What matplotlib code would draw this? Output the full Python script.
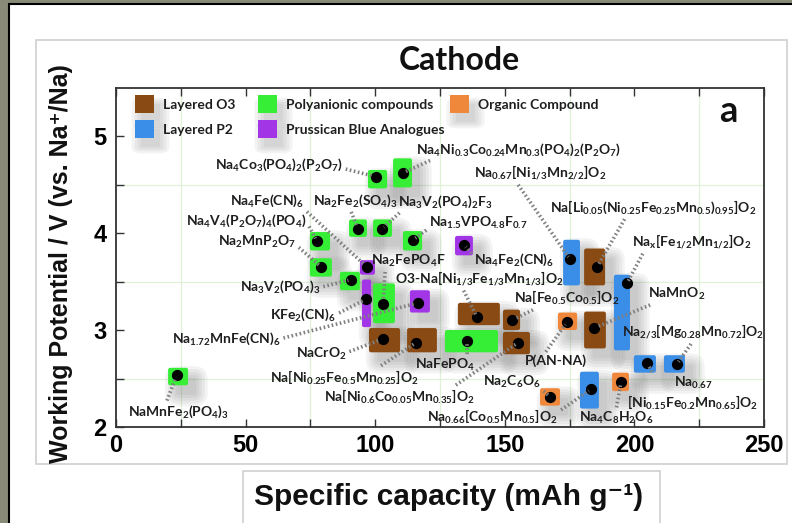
import matplotlib
matplotlib.use('Agg')
import matplotlib.pyplot as plt
from matplotlib.patches import FancyBboxPatch, Rectangle
from matplotlib.transforms import Bbox, TransformedBbox

plt.rcParams['font.family'] = ['Liberation Sans', 'DejaVu Sans']
plt.rcParams['font.weight'] = 'bold'
plt.rcParams['mathtext.fontset'] = 'custom'
plt.rcParams['mathtext.rm'] = 'Lato:bold'
plt.rcParams['mathtext.it'] = 'Lato:bold'
plt.rcParams['mathtext.bf'] = 'Lato:bold'
plt.rcParams['mathtext.default'] = 'rm'

W, H = 792, 523

# ---- data ----
names = [
    'NaMnFe$_2$(PO$_4$)$_3$',
    'Na$_4$Co$_3$(PO$_4$)$_2$(P$_2$O$_7$)',
    'Na$_4$Ni$_{0.3}$Co$_{0.24}$Mn$_{0.3}$(PO$_4$)$_2$(P$_2$O$_7$)',
    'Na$_2$Fe$_2$(SO$_4$)$_3$',
    'Na$_3$V$_2$(PO$_4$)$_2$F$_3$',
    'Na$_4$V$_4$(P$_2$O$_7$)$_4$(PO$_4$)',
    'Na$_2$MnP$_2$O$_7$',
    'Na$_4$Fe(CN)$_6$',
    'Na$_2$FePO$_4$F',
    'Na$_3$V$_2$(PO$_4$)$_3$',
    'KFe$_2$(CN)$_6$',
    'Na$_{1.72}$MnFe(CN)$_6$',
    'Na$_{1.5}$VPO$_{4.8}$F$_{0.7}$',
    'Na$_4$Fe$_2$(CN)$_6$',
    'NaCrO$_2$',
    'Na[Ni$_{0.25}$Fe$_{0.5}$Mn$_{0.25}$]O$_2$',
    'NaFePO$_4$',
    'O3-Na[Ni$_{1/3}$Fe$_{1/3}$Mn$_{1/3}$]O$_2$',
    'Na[Fe$_{0.5}$Co$_{0.5}$]O$_2$',
    'Na[Ni$_{0.6}$Co$_{0.05}$Mn$_{0.35}$]O$_2$',
    'P(AN-NA)',
    'NaMnO$_2$',
    'Na$_{0.67}$[Ni$_{1/3}$Mn$_{2/2}$]O$_2$',
    'Na[Li$_{0.05}$(Ni$_{0.25}$Fe$_{0.25}$Mn$_{0.5}$)$_{0.95}$]O$_2$',
    'Na$_x$[Fe$_{1/2}$Mn$_{1/2}$]O$_2$',
    'Na$_{2/3}$[Mg$_{0.28}$Mn$_{0.72}$]O$_2$',
    'Na$_{0.67}$\n[Ni$_{0.15}$Fe$_{0.2}$Mn$_{0.65}$]O$_2$',
    'Na$_{0.66}$[Co$_{0.5}$Mn$_{0.5}$]O$_2$',
    'Na$_4$C$_8$H$_2$O$_6$',
    'Na$_2$C$_6$O$_6$',
]
kinds = ['poly', 'poly', 'poly', 'poly', 'poly', 'poly', 'poly', 'pba', 'poly', 'poly',
         'pba', 'pba', 'poly', 'pba', 'O3', 'O3', 'poly', 'O3', 'O3', 'O3',
         'org', 'O3', 'P2', 'O3', 'P2', 'P2', 'P2', 'P2', 'org', 'org']
cap = [23.5, 100.3, 110.7, 93.4, 102.6, 77.5, 79.1, 96.8, 103.0, 90.7,
       96.5, 116.5, 114.6, 134.3, 103.0, 115.7, 135.4, 139.3, 152.8, 155.1,
       174.0, 184.4, 175.2, 185.6, 197.1, 216.4, 204.9, 183.3, 194.8, 167.4]
volt = [2.54, 4.58, 4.62, 4.04, 4.04, 3.92, 3.65, 3.65, 3.27, 3.52,
        3.32, 3.28, 3.93, 3.88, 2.91, 2.87, 2.89, 3.13, 3.10, 2.87,
        3.08, 3.02, 3.73, 3.65, 3.48, 2.65, 2.66, 2.39, 2.46, 2.31]
cap_lo = [20.1, 97.2, 106.9, 89.9, 99.2, 74.8, 74.8, 94.1, 99.2, 86.4,
          94.9, 113.4, 110.7, 130.8, 97.6, 112.3, 126.9, 131.9, 149.3, 149.3,
          170.5, 180.6, 172.5, 180.6, 192.1, 211.4, 199.8, 179.0, 191.4, 163.6]
cap_hi = [27.8, 104.6, 114.2, 96.8, 106.5, 82.6, 83.3, 99.9, 107.6, 94.1,
          98.4, 121.1, 118.1, 137.7, 109.6, 123.8, 147.4, 148.1, 155.9, 159.7,
          177.9, 189.0, 179.0, 188.7, 198.3, 219.5, 208.3, 186.3, 197.9, 171.3]
volt_lo = [2.43, 4.46, 4.47, 3.96, 3.96, 3.82, 3.55, 3.57, 3.07, 3.41,
           3.03, 3.18, 3.82, 3.77, 2.77, 2.77, 2.77, 3.05, 3.00, 2.75,
           3.00, 2.81, 3.46, 3.46, 2.79, 2.56, 2.56, 2.19, 2.37, 2.22]
volt_hi = [2.61, 4.65, 4.77, 4.14, 4.14, 4.01, 3.74, 3.72, 3.48, 3.60,
           3.52, 3.41, 4.02, 3.97, 3.02, 3.02, 3.00, 3.28, 3.21, 2.98,
           3.18, 3.19, 3.93, 3.84, 3.57, 2.74, 2.74, 2.57, 2.56, 2.40]

# label placement (layout)
lab_x = [23.9, 62.9, 155.1, 92.6, 126.9, 50.2, 54.4, 58.3, 112.8, 63.4,
         72.3, 42.6, 139.8, 153.7, 79.2, 88.0, 126.9, 140.1, 174.0, 109.2,
         169.8, 216.4, 163.6, 207.2, 222.2, 222.6, 222.6, 145.4, 192.9, 152.8]
lab_y = [2.16, 4.70, 4.86, 4.33, 4.32, 4.12, 3.91, 4.33, 3.71, 3.44,
         3.16, 2.91, 4.10, 3.72, 2.75, 2.51, 2.64, 3.53, 3.33, 2.31,
         2.68, 3.37, 4.62, 4.26, 3.91, 2.98, 2.35, 2.10, 2.09, 2.46]
lab_rel = [(0.38, 1), (1, 0.3), (0.1, 0), (0.43, 0), (0.05, 0), (1, 0.5), (1, 0.3), (1, 0),
           (0.19, 0), (1, 0.5), (1, 0.5), (1, 0.5), (0, 0.2), (0, 0.7), (1, 0.6), (0.72, 1),
           (0.87, 1), (0.4, 0), (0.23, 0), (0.85, 1), (0.3, 1), (0.15, 0), (0.32, 0), (0.37, 0),
           (0.1, 0), (0.5, 0), (0.2, 1), (1, 0.8), (0.5, 1), (0.95, 0.3)]

colors = {'O3': '#8a4a14', 'P2': '#3b8ee8', 'poly': '#35ee35',
          'pba': '#a236e6', 'org': '#f0883c'}
legend_items = [('Layered O3', 'O3', 135, 95), ('Layered P2', 'P2', 135, 120),
                ('Polyanionic compounds', 'poly', 258, 95),
                ('Prussican Blue Analogues', 'pba', 258, 120),
                ('Organic Compound', 'org', 450, 95)]


def fx(px):
    return px / W


def fy(py):
    return 1 - py / H


fig = plt.figure(figsize=(W / 100, H / 100), dpi=100, facecolor='#8a8a78')
fig.add_artist(Rectangle((fx(9), fy(600)), 1, fy(4) - fy(600), transform=fig.transFigure,
                         facecolor='white', edgecolor='black', lw=1.5, zorder=-10))
fig.add_artist(Rectangle((fx(36), fy(464)), fx(787) - fx(36), fy(40) - fy(464),
                         transform=fig.transFigure, facecolor='none',
                         edgecolor='#cfcfcf', lw=1.2, zorder=-9))
fig.add_artist(Rectangle((fx(243), fy(540)), fx(660) - fx(243), fy(471) - fy(540),
                         transform=fig.transFigure, facecolor='none',
                         edgecolor='#cfcfcf', lw=1.2, zorder=-9))

ax = fig.add_axes([fx(116), fy(427), fx(764) - fx(116), fy(88) - fy(427)])
ax.set_xlim(0, 250)
ax.set_ylim(2, 5.495)
ax.set_xticks([0, 50, 100, 150, 200, 250])
ax.set_xticks([25, 75, 125, 175, 225], minor=True)
ax.set_yticks([2, 3, 4, 5])
ax.set_yticks([2.5, 3.5, 4.5], minor=True)
ax.grid(which='minor', color='#dff2d8', lw=0.9)
ax.set_axisbelow(True)
ax.tick_params(which='both', direction='in', top=True, length=6, width=1.0,
               color='#333333', labelsize=17, pad=5)
ax.tick_params(axis='y', pad=7)
for s in ax.spines.values():
    s.set_color('#333333')
    s.set_linewidth(1.3)

asp = (250 / 648) / (3.495 / 339)  # x-units per y-unit for equal pixels
aspect = 1 / asp

# shadows
for i in range(len(names)):
    for k in range(5):
        sh = FancyBboxPatch((cap_lo[i] + 3.2, volt_lo[i] - 0.10),
                            cap_hi[i] - cap_lo[i], volt_hi[i] - volt_lo[i],
                            boxstyle='round,pad=%.2f,rounding_size=%.2f' % (k * 1.1, 1 + k * 1.1),
                            mutation_aspect=aspect, facecolor='#606060',
                            edgecolor='none', alpha=0.075, zorder=1.5)
        ax.add_patch(sh)

# range boxes
for i in range(len(names)):
    ax.add_patch(FancyBboxPatch((cap_lo[i], volt_lo[i]), cap_hi[i] - cap_lo[i],
                                volt_hi[i] - volt_lo[i],
                                boxstyle='round,pad=0,rounding_size=0.8',
                                mutation_aspect=aspect, facecolor=colors[kinds[i]],
                                edgecolor='none', zorder=2))

ax.scatter(cap, volt, s=50, color='black', zorder=4)

for i in range(len(names)):
    ax.annotate(names[i], xy=(cap[i], volt[i]), xytext=(lab_x[i], lab_y[i]),
                ha='center', va='center', multialignment='center',
                fontsize=10, family='Lato', fontweight='bold', color='#1e1e1e',
                zorder=5,
                arrowprops=dict(arrowstyle='-', color='#808080', lw=2.6,
                                linestyle=(0, (0.45, 0.7)), capstyle='butt',
                                shrinkA=0, shrinkB=2, relpos=lab_rel[i]))

# legend drawn by hand
for lab, kd, px, py in legend_items:
    for k in range(4):
        fig.add_artist(FancyBboxPatch((fx(px + 6), fy(py + 27)), fx(19), fy(0) - fy(18),
                                      boxstyle='round,pad=%.4f' % (k * 0.004),
                                      transform=fig.transFigure, facecolor='#606060',
                                      edgecolor='none', alpha=0.07, zorder=3))
    fig.add_artist(Rectangle((fx(px), fy(py + 18)), fx(19), fy(0) - fy(18),
                             transform=fig.transFigure, facecolor=colors[kd],
                             edgecolor='none', zorder=4))
    fig.text(fx(px + 28), fy(py + 10), lab, ha='left', va='center', fontsize=10,
             family='Lato', fontweight='bold', color='#1e1e1e', zorder=5)

fig.text(fx(459), fy(61), 'Cathode', ha='center', va='center', fontsize=23,
         family='Lato', fontweight='bold', color='#111111')
fig.text(fx(728), fy(112), 'a', ha='center', va='center', fontsize=26,
         family='Lato', fontweight='bold', color='#111111')
fig.text(fx(449), fy(497), 'Specific capacity (mAh g⁻¹)', ha='center', va='center',
         fontsize=21.5, fontweight='bold', color='#111111')
yl = fig.text(fx(61), fy(264), 'Working Potential / V (vs. Na⁺/Na)', ha='center',
              va='center', rotation=90, fontsize=18, fontweight='bold', color='#111111')
yl.set_clip_box(TransformedBbox(Bbox([[fx(36), fy(464)], [fx(787), fy(40)]]),
                                fig.transFigure))
yl.set_clip_on(True)

fig.savefig('out.png', dpi=100, facecolor=fig.get_facecolor())
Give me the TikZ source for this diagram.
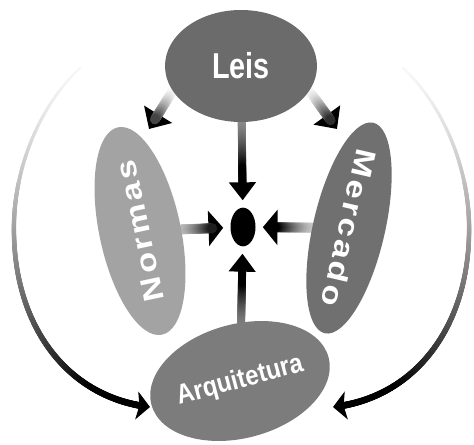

WORK INSTRUCTIONS
Repeat, with no pictures, each line from the beginning of the data through the line containing "W, H = 792, 523", inclusive.

SOLUTION FOR THIS TASK
What matplotlib code would draw this? Output the full Python script.
import matplotlib
matplotlib.use('Agg')
import matplotlib.pyplot as plt
from matplotlib.patches import FancyBboxPatch, Rectangle
from matplotlib.transforms import Bbox, TransformedBbox

plt.rcParams['font.family'] = ['Liberation Sans', 'DejaVu Sans']
plt.rcParams['font.weight'] = 'bold'
plt.rcParams['mathtext.fontset'] = 'custom'
plt.rcParams['mathtext.rm'] = 'Lato:bold'
plt.rcParams['mathtext.it'] = 'Lato:bold'
plt.rcParams['mathtext.bf'] = 'Lato:bold'
plt.rcParams['mathtext.default'] = 'rm'

W, H = 792, 523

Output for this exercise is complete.